Hi, I noticed wac compose will fail if the world of the component I'm instantiating includes a type alias like so

world my-component {
    type my-alias = u32;
    export foo: func(x: my-alias) -> my-alias;
}

If I instantiate this in wac

let my-component = new wacdebug:my-component {};

it will fail

  × missing instantiation argument `my-alias` for package `wacdebug:my-component`
   ╭─[default.wac:3:24]
 2 │ 
 3 │ let my-component = new wacdebug:my-component {};
   ·                        ──────────┬──────────
   ·                                  ╰── missing argument `my-alias`
   ╰────

Instantiating a type alias makes no sense to me, it is not an import. Did I miss anything?

leon-thomm avatar Feb 06 '25 19:02 leon-thomm

This is just a nuance of wit<->component translation/encoding where top-level types (e.g. my-alias) are implicitly considered imports.
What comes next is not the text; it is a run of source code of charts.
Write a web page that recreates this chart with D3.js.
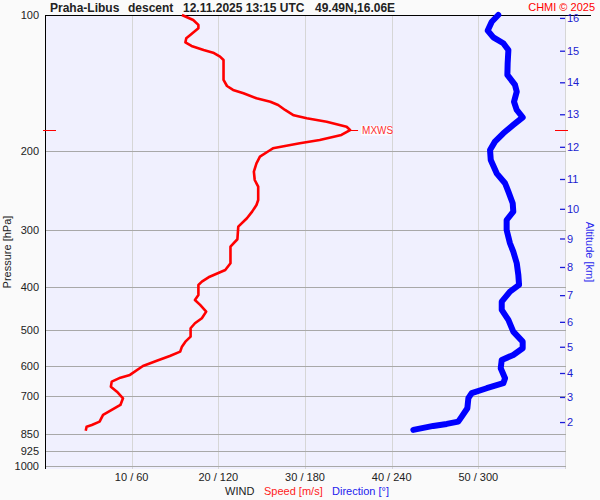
<!DOCTYPE html>
<html><head><meta charset="utf-8">
<script src="https://cdn.jsdelivr.net/npm/d3@7"></script>
<style>
body{margin:0;background:#fafafa}
svg{display:block;font-family:"Liberation Sans",Arial,sans-serif}
</style>
</head><body><svg id="c" width="600" height="500"></svg>
<script>
// ---- data ----
const titleParts = ["Praha-Libus", "descent", "12.11.2025 13:15 UTC", "49.49N,16.06E"];
const pressureTicks = [100, 200, 300, 400, 500, 600, 700, 850, 925, 1000];
const windTicks = [10, 20, 30, 40, 50];
const windTickLabels = ["10 / 60", "20 / 120", "30 / 180", "40 / 240", "50 / 300"];
const altKm = [2, 3, 4, 5, 6, 7, 8, 9, 10, 11, 12, 13, 14, 15, 16];
const altPressure = [799, 703, 622, 544, 479, 418, 362, 313, 269, 231, 196, 166, 141, 120, 101.5];

const speedPressure = [100,102.6,105.2,107,110.2,112.6,115,117.1,119.6,121.2,123.7,125.8,139.3,143.7,146.6,149.1,153,155.7,158.3,162.4,166.9,169.4,172.4,176.9,179.9,184.5,189.3,192.5,197.5,199.2,206.1,213.2,222.5,232.2,240.2,257.1,263.8,272.9,282.3,294.7,314.2,326.3,355.2,367.6,380.4,390.2,396.8,417.6,428.4,439.4,454.7,470.3,482.5,495,516.7,530,543.7,557.8,570.2,584,600,628.2,637,650.1,667,684.2,707.7,732.3,751.2,770.5,797.4,811,818,834.9];
const speedValues = [15.8,17.1,17.7,17.7,16.9,16.3,16.2,16.9,18.3,19.4,20.2,20.6,20.6,21.0,21.7,22.9,24.4,26.0,26.9,27.7,28.7,30.2,32.5,34.8,35.2,34.2,31.7,29.4,26.3,26.0,24.8,24.4,24.1,24.2,24.6,24.6,24.4,23.9,23.3,22.3,22.2,21.4,21.4,20.8,19.0,18.1,17.7,17.7,17.3,17.9,18.6,18.1,17.3,16.8,16.8,16.2,15.8,15.6,14.4,12.9,11.3,9.8,8.7,7.7,7.6,8.3,9.0,8.7,7.7,6.7,6.3,5.4,4.8,4.7];

const dirPressure = [100,103.5,108.3,112.1,115.5,119.6,128,135.8,142.9,147.9,155.7,162.4,168.6,175.3,182.9,190.9,199.2,209.6,224.4,236.1,246.4,261.5,272.9,284.8,299.7,320.7,334.8,355.2,377.1,396.8,410.6,432.1,450.8,474.4,503.6,530,548.2,567.2,581.9,607.1,638.7,655.4,672.3,689.6,707.4,744.7,777.1,797.4,806.7,815,831.8];
const dirValues = [313.8,309.3,306.5,310.4,317.3,320.8,320.3,320.1,325.4,326.6,324.7,326.6,330.7,324.2,317.3,311.5,308.1,308.6,312.7,318.5,320.8,323.8,324.2,319.6,319.6,321.9,324.2,326.6,327.7,328.2,321.9,316.2,316.2,320.8,324.2,330.7,330.7,324.2,316.2,315.5,318.5,317.3,305.8,295.4,293.1,292.4,288.5,286.1,278.1,268.8,255.0];

// ---- layout ----
const L = 45, R = 566, T = 15, B = 469;
const svg = d3.select("#c");
const y = d3.scaleLog().domain([100, 1000]).range([T, 466]);
const xs = d3.scaleLinear().domain([0, 60]).range([L, 565]);
const xd = d3.scaleLinear().domain([0, 360]).range([L, 565]);

svg.append("rect").attr("x", 0).attr("y", 0).attr("width", 600).attr("height", 500).attr("fill", "#fafafa");
svg.append("rect").attr("x", L).attr("y", T).attr("width", R - L).attr("height", B - T).attr("fill", "#f0f0fe");

// vertical grid
svg.append("g").selectAll("line").data(windTicks.concat([60])).join("line")
  .attr("x1", d => Math.round(xs(d)) + 0.5).attr("x2", d => Math.round(xs(d)) + 0.5)
  .attr("y1", T).attr("y2", B).attr("stroke", "#d6d6d6").attr("stroke-width", 1);

// horizontal grid
svg.append("g").selectAll("line").data(pressureTicks.slice(1)).join("line")
  .attr("x1", L).attr("x2", R)
  .attr("y1", d => Math.round(y(d)) + 0.5).attr("y2", d => Math.round(y(d)) + 0.5)
  .attr("stroke", "#a8a8a8").attr("stroke-width", 1);

// left pressure axis labels
const ay = svg.append("g").attr("transform", `translate(${L},0)`)
  .call(d3.axisLeft(y).tickValues(pressureTicks).tickSize(0).tickPadding(6).tickFormat(d3.format("d")));
ay.select(".domain").remove();
ay.selectAll("text").attr("font-size", 11).attr("fill", "#222").attr("font-family", "Liberation Sans, Arial, sans-serif");

// axis frame lines
svg.append("line").attr("x1", L + 0.5).attr("x2", L + 0.5).attr("y1", T).attr("y2", B).attr("stroke", "#000");
svg.append("line").attr("x1", L).attr("x2", 591).attr("y1", T + 0.5).attr("y2", T + 0.5).attr("stroke", "#000");

// right altitude axis
const ar = svg.append("g").attr("transform", `translate(560,0)`)
  .call(d3.axisRight(y).tickValues(altPressure).tickSize(5).tickPadding(2).tickFormat((d, i) => altKm[i]));
ar.select(".domain").remove();
ar.selectAll("line").attr("stroke", "#1c1cd8").attr("stroke-width", 1.3);
ar.selectAll("text").attr("font-size", 11).attr("fill", "#1c1cd0").attr("font-family", "Liberation Sans, Arial, sans-serif");

// bottom wind tick labels
svg.append("g").selectAll("text").data(windTicks).join("text")
  .attr("x", d => xs(d)).attr("y", 481).attr("text-anchor", "middle")
  .attr("font-size", 11).attr("fill", "#222").text((d, i) => windTickLabels[i]);

// curves
const speedData = speedPressure.map((p, i) => ({p, v: speedValues[i]}));
const dirData = dirPressure.map((p, i) => ({p, v: dirValues[i]}));

svg.append("path").datum(dirData)
  .attr("d", d3.line().x(d => xd(d.v)).y(d => y(d.p)))
  .attr("fill", "none").attr("stroke", "#0000ff").attr("stroke-width", 6)
  .attr("stroke-linecap", "round").attr("stroke-linejoin", "round");

svg.append("path").datum(speedData)
  .attr("d", d3.line().x(d => xs(d.v)).y(d => y(d.p)))
  .attr("fill", "none").attr("stroke", "#ff0000").attr("stroke-width", 2.6)
  .attr("stroke-linejoin", "round");

// MXWS marker
const iMax = d3.maxIndex(speedValues);
const yM = Math.round(y(speedPressure[iMax])) + 0.5;
const xM = xs(speedValues[iMax]);
svg.append("line").attr("x1", 43).attr("x2", 56).attr("y1", yM).attr("y2", yM).attr("stroke", "#ff0000");
svg.append("line").attr("x1", 555).attr("x2", 568).attr("y1", yM).attr("y2", yM).attr("stroke", "#ff0000");
svg.append("line").attr("x1", xM).attr("x2", xM + 8).attr("y1", yM).attr("y2", yM).attr("stroke", "#ff0000");
svg.append("rect").attr("x", xM + 11).attr("y", yM - 5).attr("width", 31).attr("height", 10).attr("fill", "#fbfbff");
svg.append("text").attr("x", xM + 12).attr("y", yM + 3.5).attr("font-size", 10).attr("fill", "#ff3030").text("MXWS");

// title
const titleX = [50, 128, 183, 315];
svg.append("g").selectAll("text").data(titleParts).join("text")
  .attr("x", (d, i) => titleX[i]).attr("y", 12).attr("font-size", 12).attr("font-weight", "bold")
  .attr("fill", "#222").text(d => d);
svg.append("text").attr("x", 595).attr("y", 10.5).attr("text-anchor", "end").attr("font-size", 11)
  .attr("fill", "#ff0000").text("CHMI \u00A9 2025");

// axis titles
svg.append("text").attr("transform", "translate(11,252) rotate(-90)").attr("text-anchor", "middle")
  .attr("font-size", 11).attr("fill", "#222").text("Pressure [hPa]");
svg.append("text").attr("transform", "translate(586,252) rotate(90)").attr("text-anchor", "middle")
  .attr("font-size", 11).attr("fill", "#2b2bee").text("Altitude [km]");

// bottom legend
svg.append("text").attr("x", 225).attr("y", 495).attr("font-size", 11).attr("fill", "#222").text("WIND");
svg.append("text").attr("x", 264).attr("y", 495).attr("font-size", 11).attr("fill", "#ff1a1a").text("Speed [m/s]");
svg.append("text").attr("x", 332).attr("y", 495).attr("font-size", 11).attr("fill", "#2222ee").text("Direction [\u00B0]");
</script>
</body></html>
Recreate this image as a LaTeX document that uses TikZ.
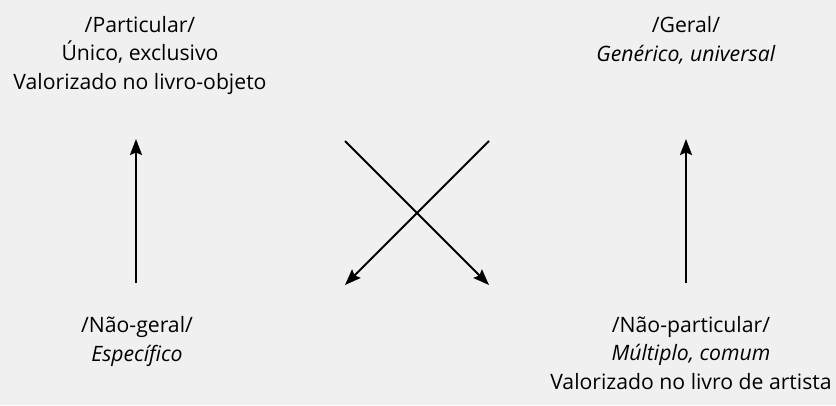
\documentclass[tikz,border=0pt]{standalone}
\usepackage{fontspec}
\setmainfont{Open Sans}
\usetikzlibrary{arrows.meta}
\definecolor{bgray}{HTML}{F0F0F0}

\begin{document}
\begin{tikzpicture}[x=1pt, y=-1pt,
  term/.style={font=\fontsize{21.2}{28.5}\selectfont, align=center, anchor=base, inner sep=0pt},
  arr/.style={line width=2pt, -{Stealth[length=16pt, width=12pt, inset=2.5pt]}}]
\fill[bgray] (0,0) rectangle (836,405);
\useasboundingbox (0,0) rectangle (836,405);
% top row
\node[term] (partic) at (140,89) {/Particular/\\Único, exclusivo\\Valorizado no livro-objeto};
\node[term] (geral) at (686,61) {/Geral/\\\textit{Genérico, universal}};
% bottom row
\node[term] (naogeral) at (137,361) {/Não-geral/\\\textit{Específico}};
\node[term] (naopartic) at (691,389) {/Não-particular/\\\textit{Múltiplo, comum}\\Valorizado no livro de artista};
% arrow ends
\coordinate (lBot) at (136,283);
\coordinate (lTop) at (136,139);
\coordinate (rBot) at (686,283);
\coordinate (rTop) at (686,139);
\coordinate (xTL) at (345,141);
\coordinate (xTR) at (489,141);
\coordinate (xBL) at (345,285);
\coordinate (xBR) at (489,285);
\draw[arr] (lBot) -- (lTop);
\draw[arr] (rBot) -- (rTop);
\draw[arr] (xTL) -- (xBR);
\draw[arr] (xTR) -- (xBL);
\end{tikzpicture}
\end{document}
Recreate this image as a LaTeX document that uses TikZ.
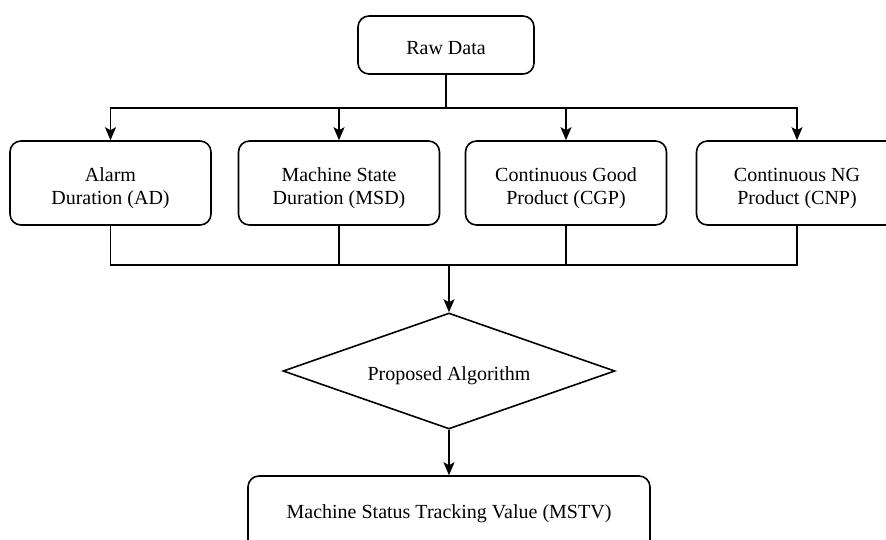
\documentclass[tikz,border=0pt]{standalone}
\usepackage{fontspec}
\setmainfont{Liberation Serif}
\usetikzlibrary{shapes.geometric,arrows.meta}
\newcommand\twolines[2]{\smash{\raisebox{2pt}{\begin{tabular}[t]{@{}c@{}}#1\\#2\end{tabular}}}}
\newcommand\oneline[2]{\smash{\raisebox{#1}{#2}}}
\begin{document}
\begin{tikzpicture}[x=1pt,y=-1pt,
  every node/.style={font=\fontsize{20}{23}\selectfont, align=center, inner sep=0pt},
  rbox/.style={draw, line width=1.6pt, rounded corners=11pt},
  smallbox/.style={rbox, minimum width=201pt, minimum height=84pt},
  decide/.style={draw, line width=1.6pt, diamond, aspect=2.86, minimum width=332pt, minimum height=116pt},
  conn/.style={line width=1.6pt},
  arr/.style={conn, -{Stealth[length=13pt,width=11pt,inset=3pt]}}]
\useasboundingbox (0,0) rectangle (886,539);
\node[rbox, minimum width=176pt, minimum height=58pt] (raw) at (446,45) {\oneline{-9pt}{Raw Data}};
\node[smallbox] (ad) at (110.5,183) {\twolines{Alarm}{Duration (AD)}};
\node[smallbox] (msd) at (339,183) {\twolines{Machine State}{Duration (MSD)}};
\node[smallbox] (cgp) at (566,183) {\twolines{Continuous Good}{Product (CGP)}};
\node[smallbox] (cnp) at (797,183) {\twolines{Continuous NG}{Product (CNP)}};
\node[decide] (alg) at (449,371) {\oneline{-9pt}{Proposed Algorithm}};
\node[rbox, minimum width=402pt, minimum height=84pt] (mstv) at (449,518) {\oneline{0pt}{Machine Status Tracking Value (MSTV)}};
\coordinate (tb) at (446,108);
\coordinate (bb) at (449,265);
\draw[conn] (raw.south) -- (tb);
\draw[arr] (tb) -| (ad.north);
\draw[arr] (tb) -| (msd.north);
\draw[arr] (tb) -| (cgp.north);
\draw[arr] (tb) -| (cnp.north);
\draw[conn] (ad.south) |- (bb);
\draw[conn] (msd.south) |- (bb);
\draw[conn] (cgp.south) |- (bb);
\draw[conn] (cnp.south) |- (bb);
\draw[arr] (bb) -- (alg.north);
\draw[arr] (alg.south) -- (mstv.north);
\end{tikzpicture}
\end{document}
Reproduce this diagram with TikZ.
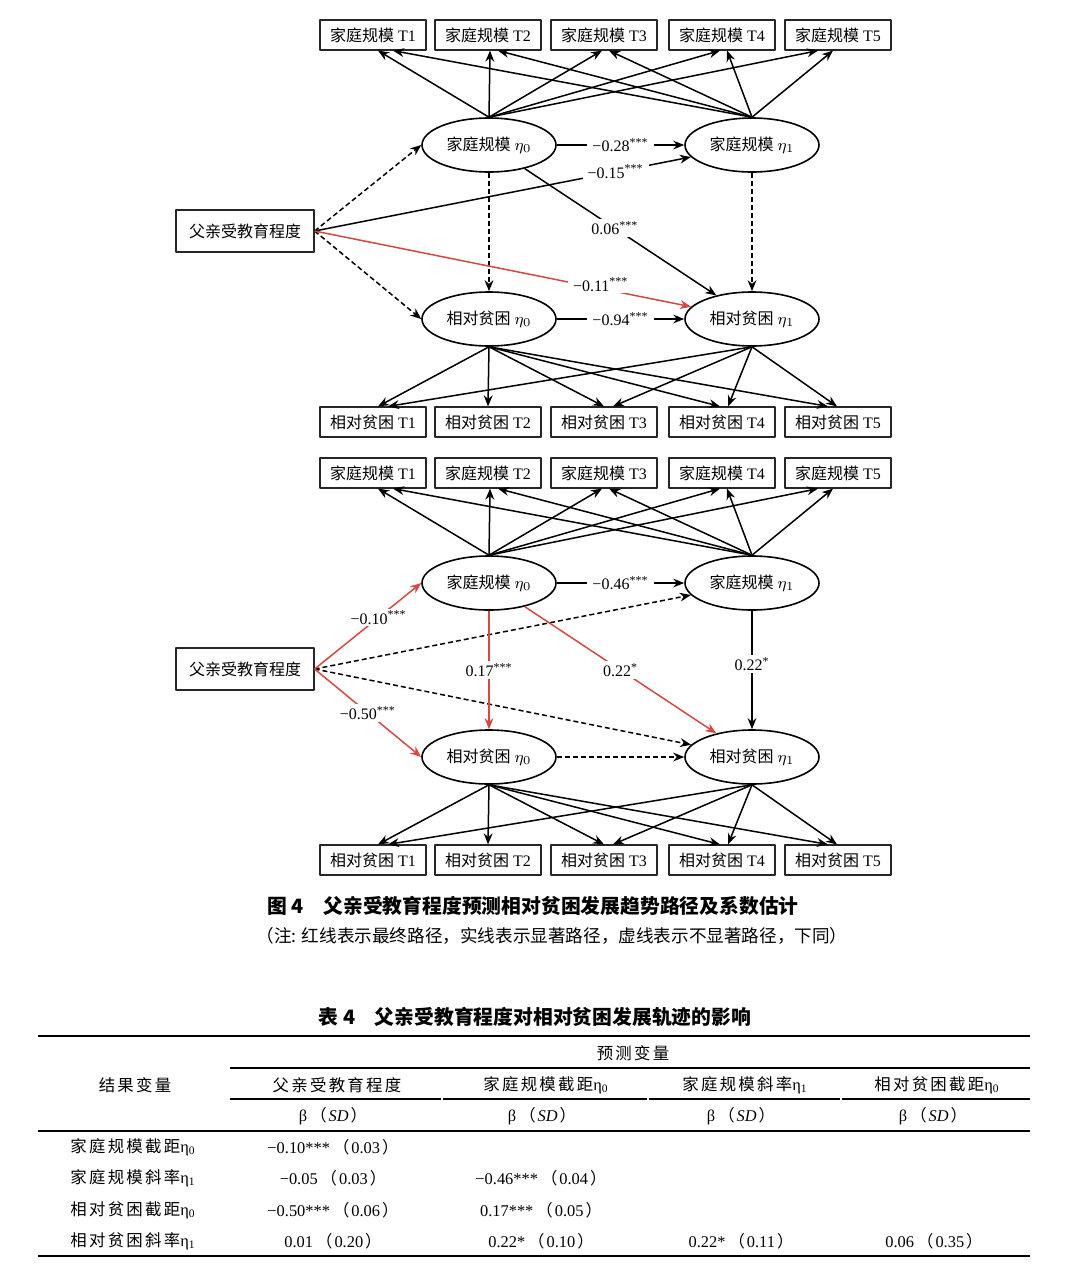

For a component targeting your world, if you wasm-tools print wacdebug.wasm --skeleton you'll see:

(component
  (type (;0;) u32)
  (import "my-alias" (type (;1;) (eq 0)))
  ...

To fix this you can tell wac to import any arguments you are not directly providing, i.e.:

let my-component = new wacdebug:my-component {...};

fibonacci1729 avatar Feb 06 '25 19:02 fibonacci1729

Ah that works! Maybe wac could have a more telling error here.

top-level types (e.g. my-alias) are implicitly considered imports

why is that? How should I think about imports on the component (encoding) level?